У меня не сохранилось выписок из харьковской петиции. По свидетельству Кеннана, “первая поданная петиция принадлежала харьковскому земству, которое, сумев ранее других прийти к соглашению, стало поэтому во главе. Хотя адрес этот, — говорит Кеннан, — и не представлял желательной ясности в формулировке, он тем не менее произвел сильное впечатление”. Не мудрено, разумеется. Когда на призыв правительства по поводу системы убийств люди общества отвечают выторговыванием себе конституции, не мудрено было прийти в изумление и спросить себя: что же это, однако, делается в России? У нас тогда еще плохо знали, как легко горсть политиканов способна фальсифицировать якобы “общественное” мнение целой страны.
Впрочем, должно заметить, что возбуждение агитации было все-таки делом нелегким, так что больших размеров она, до самого появления графа Лорис-Меликова [6], принять не могла. Вышеприведенный проект черниговского адреса окончательного хода не получил, оставшись лишь в области либеральных мечтаний. Он был, впрочем, и составлен на частном заседании, подав лишь повод к публичному скандалу*.

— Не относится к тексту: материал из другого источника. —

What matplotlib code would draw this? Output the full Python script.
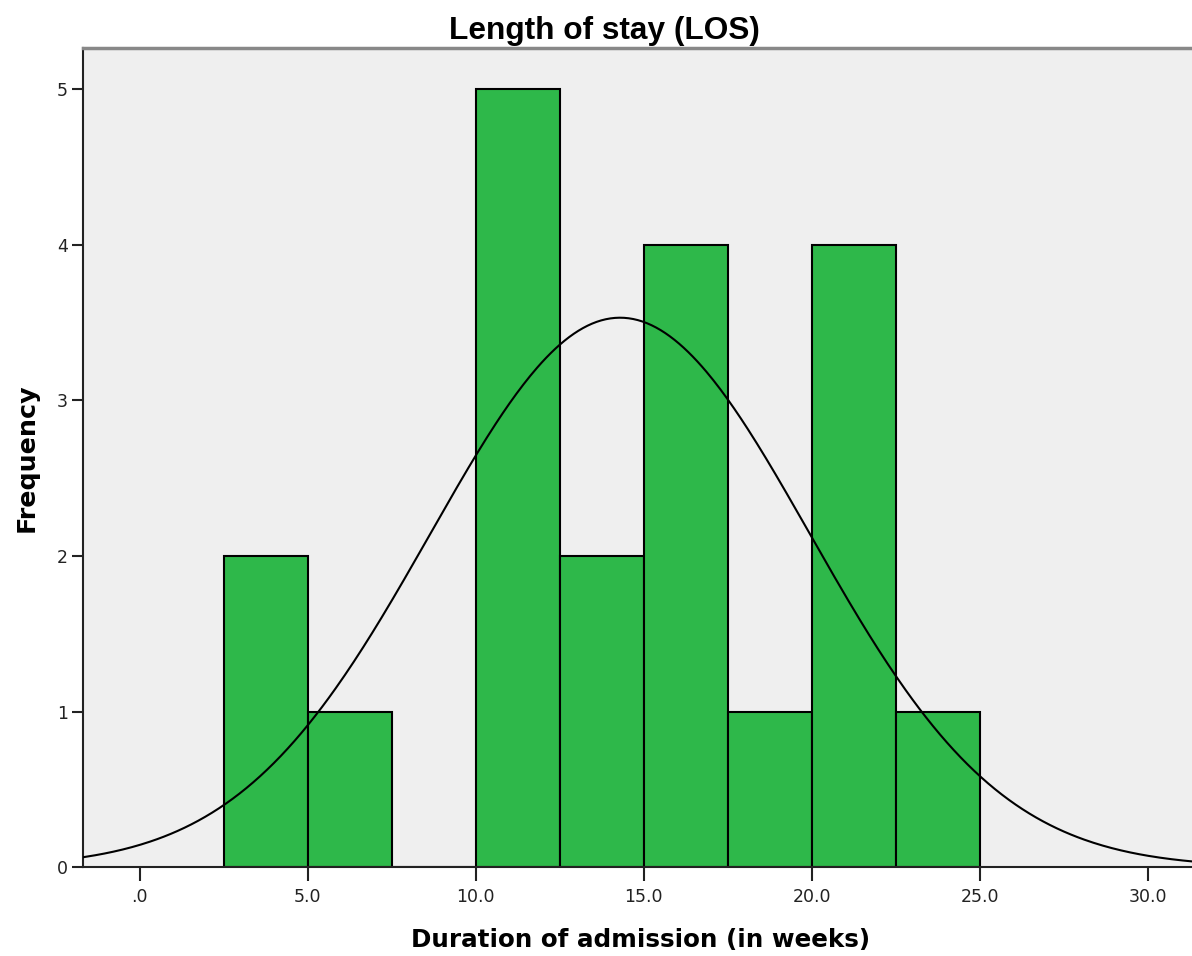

Г-н Петрункевич, получивший поручение провести затем адрес на земском собрании, предварительно навел справки, допустит ли председатель его чтение. Председатель отвечал категорически, что не допустит. Г-н Петрункевич столь же категорически ответил, что он не послушает председателя. Но вместо того чтобы сразу арестовать человека, явно заявляющего намерение подбивать земство отвечать на призыв власти подобной дерзостью, администрация почему-то предпочла введение жандармов в залу земского собрания. Последовала, разумеется, “бурная сцена”. Присутствие жандармов не могло не казаться обидным для всех. В зале происходила какая-то комедия с заранее известными ролями. Г-н Петрункевич требует чтения адреса. Г-н председатель не позволяет. Г-н Петрункевич разыгрывает из себя Мирабо и пытается нарушить запрещение. Тогда г-н председатель закрывает собрание и зала очищается от публики жандармами. В результате г-н Петрункевич высылается административно, но политический скандал был сделан как по-писаному. Что касается самого “адреса”, он, по рассказу Кеннана, был в копиях разослан по всем земствам для возбуждения, где возможно, дальнейшей агитации.